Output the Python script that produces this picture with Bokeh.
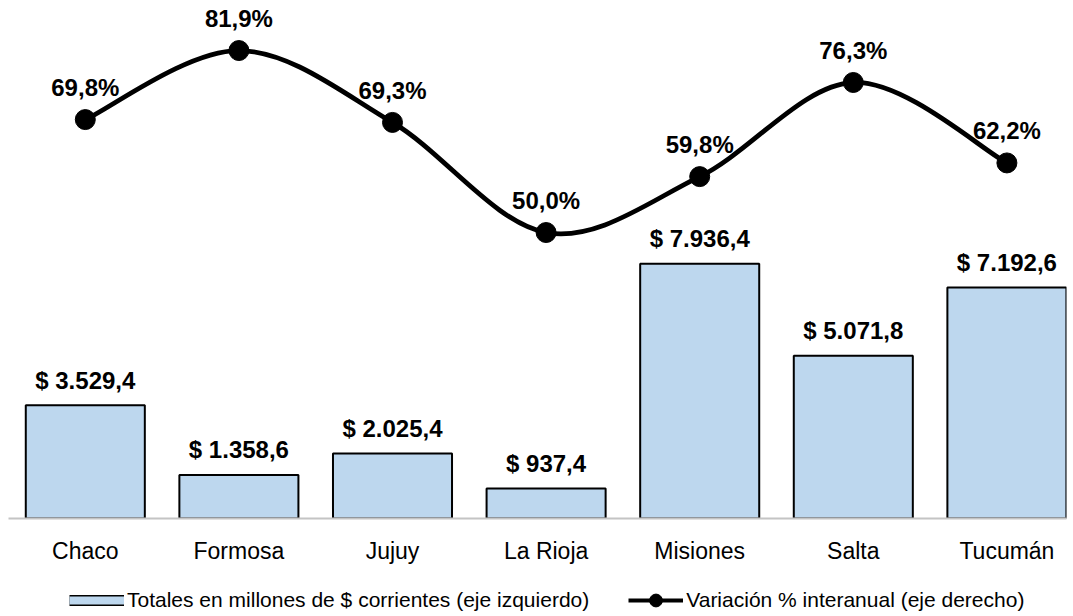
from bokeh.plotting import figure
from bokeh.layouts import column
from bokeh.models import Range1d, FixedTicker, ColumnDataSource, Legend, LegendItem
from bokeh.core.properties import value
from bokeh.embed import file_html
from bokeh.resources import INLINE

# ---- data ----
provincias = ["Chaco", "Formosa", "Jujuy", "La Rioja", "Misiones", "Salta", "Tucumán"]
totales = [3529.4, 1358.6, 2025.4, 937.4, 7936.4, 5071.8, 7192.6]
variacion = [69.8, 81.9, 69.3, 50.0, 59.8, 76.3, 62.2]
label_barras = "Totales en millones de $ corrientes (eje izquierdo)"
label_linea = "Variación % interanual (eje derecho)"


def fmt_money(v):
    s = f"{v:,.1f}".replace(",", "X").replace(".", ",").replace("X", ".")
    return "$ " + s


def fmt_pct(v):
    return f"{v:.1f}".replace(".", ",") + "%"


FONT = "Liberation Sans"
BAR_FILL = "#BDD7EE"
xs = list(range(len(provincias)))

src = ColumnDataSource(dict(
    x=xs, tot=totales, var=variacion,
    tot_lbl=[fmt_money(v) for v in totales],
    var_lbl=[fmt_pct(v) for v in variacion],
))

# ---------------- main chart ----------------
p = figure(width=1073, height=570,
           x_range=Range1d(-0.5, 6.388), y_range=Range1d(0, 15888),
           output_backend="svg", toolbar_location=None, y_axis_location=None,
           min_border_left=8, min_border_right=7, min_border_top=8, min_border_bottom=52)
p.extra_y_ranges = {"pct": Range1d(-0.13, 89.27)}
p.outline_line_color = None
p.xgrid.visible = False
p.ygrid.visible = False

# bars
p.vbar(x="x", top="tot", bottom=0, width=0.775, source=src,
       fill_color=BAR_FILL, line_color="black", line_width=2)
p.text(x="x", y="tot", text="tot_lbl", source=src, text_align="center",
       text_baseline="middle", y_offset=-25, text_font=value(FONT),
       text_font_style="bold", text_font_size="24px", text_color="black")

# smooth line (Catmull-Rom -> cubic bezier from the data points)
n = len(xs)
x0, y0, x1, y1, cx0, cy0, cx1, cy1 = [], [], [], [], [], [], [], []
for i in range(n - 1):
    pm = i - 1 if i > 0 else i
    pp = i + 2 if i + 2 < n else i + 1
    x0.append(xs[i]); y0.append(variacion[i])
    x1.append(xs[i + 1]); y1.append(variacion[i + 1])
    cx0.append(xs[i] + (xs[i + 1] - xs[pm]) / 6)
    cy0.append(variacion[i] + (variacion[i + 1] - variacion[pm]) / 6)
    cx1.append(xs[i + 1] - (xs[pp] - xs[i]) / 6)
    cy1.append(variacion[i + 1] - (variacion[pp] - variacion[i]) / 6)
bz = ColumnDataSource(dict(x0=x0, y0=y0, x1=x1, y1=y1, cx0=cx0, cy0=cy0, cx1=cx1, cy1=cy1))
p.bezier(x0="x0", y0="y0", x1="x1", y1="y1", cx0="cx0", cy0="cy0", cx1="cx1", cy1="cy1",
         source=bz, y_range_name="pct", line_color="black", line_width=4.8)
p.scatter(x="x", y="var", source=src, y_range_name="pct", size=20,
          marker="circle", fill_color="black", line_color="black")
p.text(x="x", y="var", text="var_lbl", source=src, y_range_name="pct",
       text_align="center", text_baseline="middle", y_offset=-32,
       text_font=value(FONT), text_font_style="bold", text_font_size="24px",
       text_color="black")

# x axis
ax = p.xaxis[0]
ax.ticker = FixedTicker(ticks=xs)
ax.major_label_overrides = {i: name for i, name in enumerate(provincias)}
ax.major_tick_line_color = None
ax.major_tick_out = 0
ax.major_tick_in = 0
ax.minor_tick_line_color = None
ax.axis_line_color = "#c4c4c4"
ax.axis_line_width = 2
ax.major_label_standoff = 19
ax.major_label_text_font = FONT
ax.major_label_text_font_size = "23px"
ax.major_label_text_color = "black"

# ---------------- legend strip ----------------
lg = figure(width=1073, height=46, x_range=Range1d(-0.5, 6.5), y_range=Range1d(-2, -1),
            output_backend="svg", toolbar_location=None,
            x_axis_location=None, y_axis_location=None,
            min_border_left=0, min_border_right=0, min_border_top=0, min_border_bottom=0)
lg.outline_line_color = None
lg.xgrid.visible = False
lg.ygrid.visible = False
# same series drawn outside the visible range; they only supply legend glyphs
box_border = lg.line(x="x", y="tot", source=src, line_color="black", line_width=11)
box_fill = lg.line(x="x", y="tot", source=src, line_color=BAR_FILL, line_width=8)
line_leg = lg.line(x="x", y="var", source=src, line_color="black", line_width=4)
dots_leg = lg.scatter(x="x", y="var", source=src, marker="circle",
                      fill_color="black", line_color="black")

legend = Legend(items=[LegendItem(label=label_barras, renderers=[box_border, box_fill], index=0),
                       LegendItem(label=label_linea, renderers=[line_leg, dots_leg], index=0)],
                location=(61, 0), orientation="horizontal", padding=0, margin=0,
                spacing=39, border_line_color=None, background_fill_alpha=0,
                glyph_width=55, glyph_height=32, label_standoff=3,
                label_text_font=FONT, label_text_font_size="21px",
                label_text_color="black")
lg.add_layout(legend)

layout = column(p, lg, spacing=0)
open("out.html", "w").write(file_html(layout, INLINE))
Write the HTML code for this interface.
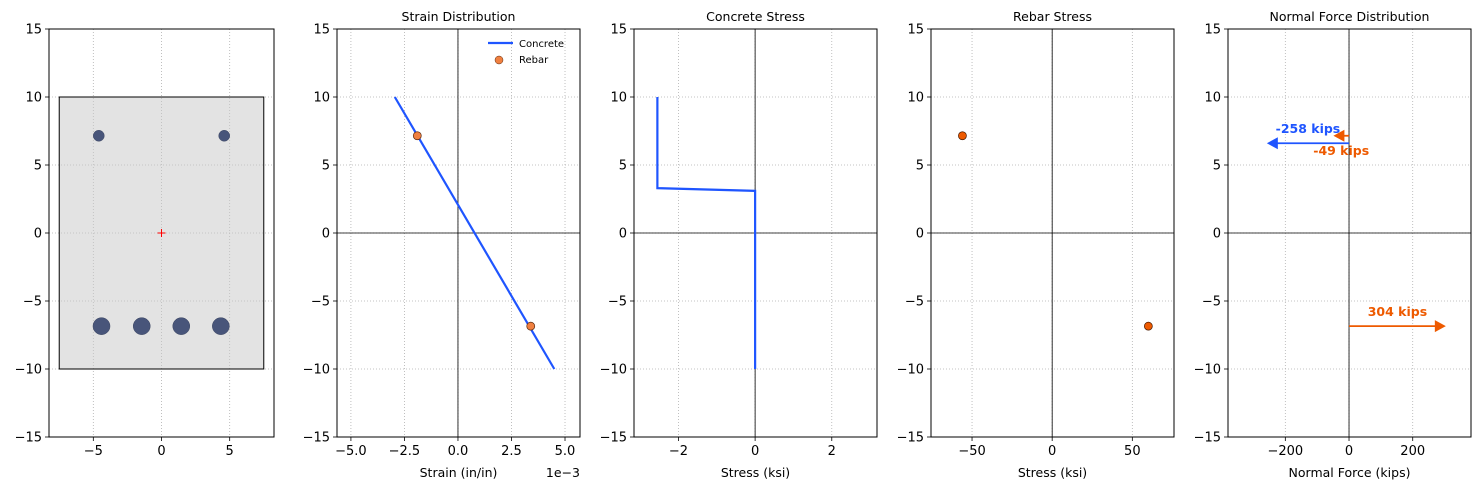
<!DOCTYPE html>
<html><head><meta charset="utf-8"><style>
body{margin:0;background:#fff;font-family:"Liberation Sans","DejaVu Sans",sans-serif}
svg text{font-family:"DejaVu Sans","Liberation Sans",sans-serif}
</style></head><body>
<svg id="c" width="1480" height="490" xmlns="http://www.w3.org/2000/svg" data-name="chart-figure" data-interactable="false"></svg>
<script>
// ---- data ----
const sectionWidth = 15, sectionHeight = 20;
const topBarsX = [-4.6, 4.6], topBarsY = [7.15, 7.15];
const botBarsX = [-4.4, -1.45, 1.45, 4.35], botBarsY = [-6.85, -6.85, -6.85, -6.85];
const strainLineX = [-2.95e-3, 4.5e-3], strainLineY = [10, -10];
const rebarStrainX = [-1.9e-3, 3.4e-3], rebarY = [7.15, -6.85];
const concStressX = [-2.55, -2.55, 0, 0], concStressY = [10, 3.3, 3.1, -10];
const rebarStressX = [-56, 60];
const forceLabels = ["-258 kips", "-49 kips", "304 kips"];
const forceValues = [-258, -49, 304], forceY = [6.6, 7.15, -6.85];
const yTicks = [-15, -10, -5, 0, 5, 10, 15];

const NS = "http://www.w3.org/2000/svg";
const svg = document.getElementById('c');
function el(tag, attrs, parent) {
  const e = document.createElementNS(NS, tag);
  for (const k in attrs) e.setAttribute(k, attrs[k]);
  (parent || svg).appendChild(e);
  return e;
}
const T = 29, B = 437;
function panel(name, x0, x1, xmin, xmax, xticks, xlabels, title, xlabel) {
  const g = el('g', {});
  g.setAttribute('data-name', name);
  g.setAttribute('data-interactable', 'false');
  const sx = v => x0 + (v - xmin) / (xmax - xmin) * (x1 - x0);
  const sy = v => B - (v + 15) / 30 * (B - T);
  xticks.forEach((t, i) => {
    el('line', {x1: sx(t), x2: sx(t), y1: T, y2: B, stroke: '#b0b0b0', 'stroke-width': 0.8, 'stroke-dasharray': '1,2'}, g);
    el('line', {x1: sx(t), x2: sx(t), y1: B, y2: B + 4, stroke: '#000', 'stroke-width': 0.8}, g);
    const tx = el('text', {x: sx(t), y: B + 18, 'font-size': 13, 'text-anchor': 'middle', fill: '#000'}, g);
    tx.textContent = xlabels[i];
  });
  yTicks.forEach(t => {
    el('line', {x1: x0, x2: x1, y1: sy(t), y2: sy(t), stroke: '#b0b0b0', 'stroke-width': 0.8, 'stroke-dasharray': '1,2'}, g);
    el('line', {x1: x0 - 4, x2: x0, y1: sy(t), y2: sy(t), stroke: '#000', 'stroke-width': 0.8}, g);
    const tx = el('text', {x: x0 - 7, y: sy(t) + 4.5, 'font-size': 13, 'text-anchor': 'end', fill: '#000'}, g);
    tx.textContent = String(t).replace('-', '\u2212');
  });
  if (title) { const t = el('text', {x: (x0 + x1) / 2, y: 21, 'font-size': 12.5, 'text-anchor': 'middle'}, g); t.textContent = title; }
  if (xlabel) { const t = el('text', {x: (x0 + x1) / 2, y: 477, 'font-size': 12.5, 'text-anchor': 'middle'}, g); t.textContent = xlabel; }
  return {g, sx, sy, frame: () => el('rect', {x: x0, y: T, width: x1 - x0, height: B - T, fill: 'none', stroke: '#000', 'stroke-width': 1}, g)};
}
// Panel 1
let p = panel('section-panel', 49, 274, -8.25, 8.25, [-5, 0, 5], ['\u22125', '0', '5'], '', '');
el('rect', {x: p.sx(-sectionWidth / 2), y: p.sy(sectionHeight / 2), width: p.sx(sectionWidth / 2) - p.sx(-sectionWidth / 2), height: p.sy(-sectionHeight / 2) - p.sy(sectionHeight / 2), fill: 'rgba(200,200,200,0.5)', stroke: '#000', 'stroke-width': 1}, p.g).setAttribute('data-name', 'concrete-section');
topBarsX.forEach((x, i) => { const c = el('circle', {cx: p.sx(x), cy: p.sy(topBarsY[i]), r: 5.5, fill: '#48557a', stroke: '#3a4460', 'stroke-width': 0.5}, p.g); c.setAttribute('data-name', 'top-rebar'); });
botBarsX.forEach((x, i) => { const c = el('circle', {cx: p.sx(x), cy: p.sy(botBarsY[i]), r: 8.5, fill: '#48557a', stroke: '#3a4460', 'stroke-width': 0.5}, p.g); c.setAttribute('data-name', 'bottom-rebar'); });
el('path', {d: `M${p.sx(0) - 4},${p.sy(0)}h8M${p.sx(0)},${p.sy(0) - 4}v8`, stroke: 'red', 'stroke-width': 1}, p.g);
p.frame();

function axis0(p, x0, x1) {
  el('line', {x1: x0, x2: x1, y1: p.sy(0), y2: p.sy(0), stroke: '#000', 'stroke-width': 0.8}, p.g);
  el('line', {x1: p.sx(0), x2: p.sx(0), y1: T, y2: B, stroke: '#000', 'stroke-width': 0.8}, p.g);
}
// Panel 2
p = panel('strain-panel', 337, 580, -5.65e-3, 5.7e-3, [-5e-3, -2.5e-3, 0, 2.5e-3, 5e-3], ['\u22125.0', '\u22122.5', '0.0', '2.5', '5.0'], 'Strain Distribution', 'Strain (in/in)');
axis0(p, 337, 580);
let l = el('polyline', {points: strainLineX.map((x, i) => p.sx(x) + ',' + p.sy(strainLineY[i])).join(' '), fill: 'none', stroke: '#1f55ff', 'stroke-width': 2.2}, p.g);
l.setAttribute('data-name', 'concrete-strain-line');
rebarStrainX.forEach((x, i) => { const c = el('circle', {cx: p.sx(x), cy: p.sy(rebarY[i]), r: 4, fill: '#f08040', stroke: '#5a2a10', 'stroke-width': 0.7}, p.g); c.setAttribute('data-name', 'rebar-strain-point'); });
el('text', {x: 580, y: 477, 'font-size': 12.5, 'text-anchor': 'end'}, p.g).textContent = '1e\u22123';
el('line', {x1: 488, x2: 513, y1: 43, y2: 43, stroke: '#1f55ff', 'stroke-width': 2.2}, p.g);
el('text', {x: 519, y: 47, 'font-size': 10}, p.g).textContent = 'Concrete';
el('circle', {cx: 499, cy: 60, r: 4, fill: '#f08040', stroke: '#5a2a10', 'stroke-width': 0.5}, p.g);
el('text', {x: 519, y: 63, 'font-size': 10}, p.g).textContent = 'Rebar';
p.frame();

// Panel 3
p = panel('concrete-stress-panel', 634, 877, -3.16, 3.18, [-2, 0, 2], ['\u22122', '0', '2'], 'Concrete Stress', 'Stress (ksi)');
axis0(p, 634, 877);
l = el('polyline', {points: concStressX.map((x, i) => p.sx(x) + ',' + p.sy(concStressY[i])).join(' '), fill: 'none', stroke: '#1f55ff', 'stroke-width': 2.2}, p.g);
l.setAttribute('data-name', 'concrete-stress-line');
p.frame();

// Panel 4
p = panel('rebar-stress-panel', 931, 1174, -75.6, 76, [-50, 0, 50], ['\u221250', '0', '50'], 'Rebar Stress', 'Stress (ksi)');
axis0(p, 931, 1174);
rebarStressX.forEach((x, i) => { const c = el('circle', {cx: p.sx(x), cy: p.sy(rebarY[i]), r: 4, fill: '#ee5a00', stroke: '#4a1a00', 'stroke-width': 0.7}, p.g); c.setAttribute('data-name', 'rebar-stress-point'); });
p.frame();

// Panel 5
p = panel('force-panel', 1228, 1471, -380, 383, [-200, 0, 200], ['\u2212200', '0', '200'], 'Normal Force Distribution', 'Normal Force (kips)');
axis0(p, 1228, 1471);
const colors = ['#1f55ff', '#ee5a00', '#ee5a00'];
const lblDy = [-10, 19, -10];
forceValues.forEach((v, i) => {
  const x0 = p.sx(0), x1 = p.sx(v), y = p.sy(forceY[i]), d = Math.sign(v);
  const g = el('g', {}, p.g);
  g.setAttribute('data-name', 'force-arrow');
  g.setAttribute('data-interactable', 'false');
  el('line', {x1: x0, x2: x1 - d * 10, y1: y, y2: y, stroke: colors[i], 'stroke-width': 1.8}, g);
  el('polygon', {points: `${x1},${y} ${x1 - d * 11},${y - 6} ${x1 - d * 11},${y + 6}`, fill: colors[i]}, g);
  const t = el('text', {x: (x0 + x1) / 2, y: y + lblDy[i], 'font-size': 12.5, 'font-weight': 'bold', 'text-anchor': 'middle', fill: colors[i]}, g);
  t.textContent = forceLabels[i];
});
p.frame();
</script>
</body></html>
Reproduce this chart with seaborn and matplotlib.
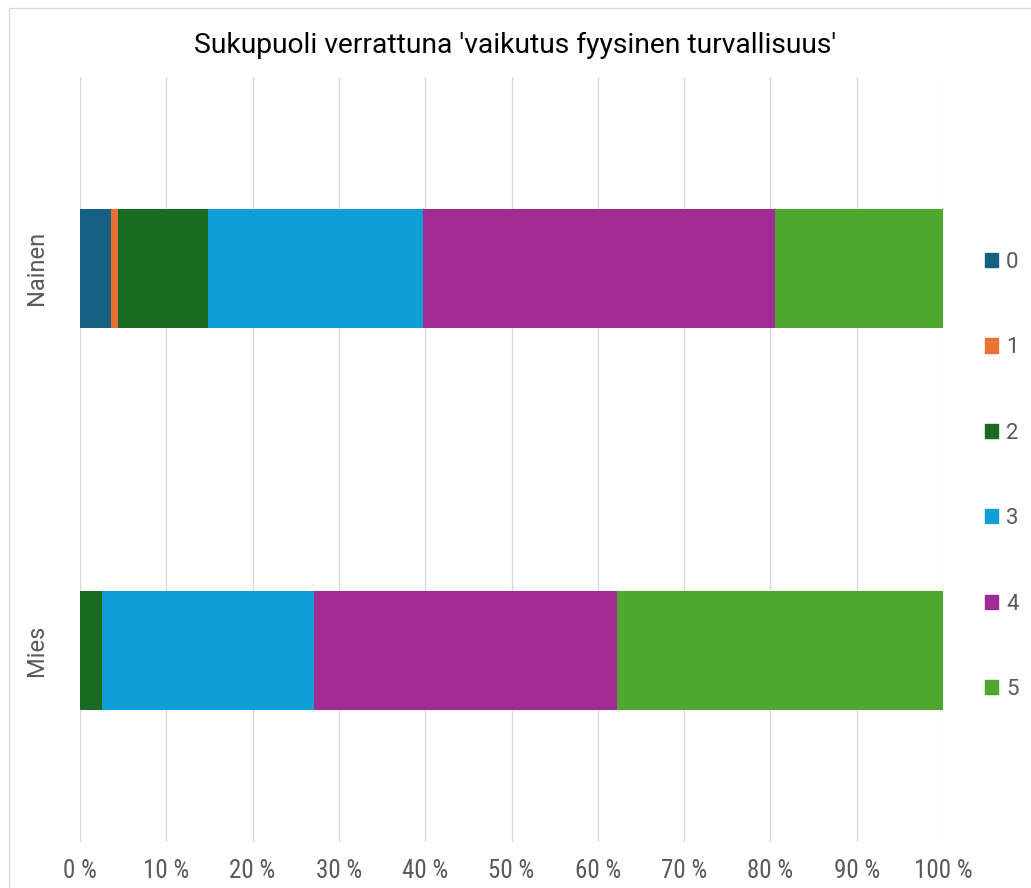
▬▬▬
Please transcribe, word for word, every line from the first line of the records above through the line containing "from bokeh.resources import INLINE", and leave out any pictures.

Output the Python script that produces this picture with Bokeh.
from bokeh.plotting import figure
from bokeh.layouts import column
from bokeh.models import Range1d, FixedTicker, ColumnDataSource, Legend, LegendItem
from bokeh.core.properties import value
from bokeh.embed import file_html
from bokeh.resources import INLINE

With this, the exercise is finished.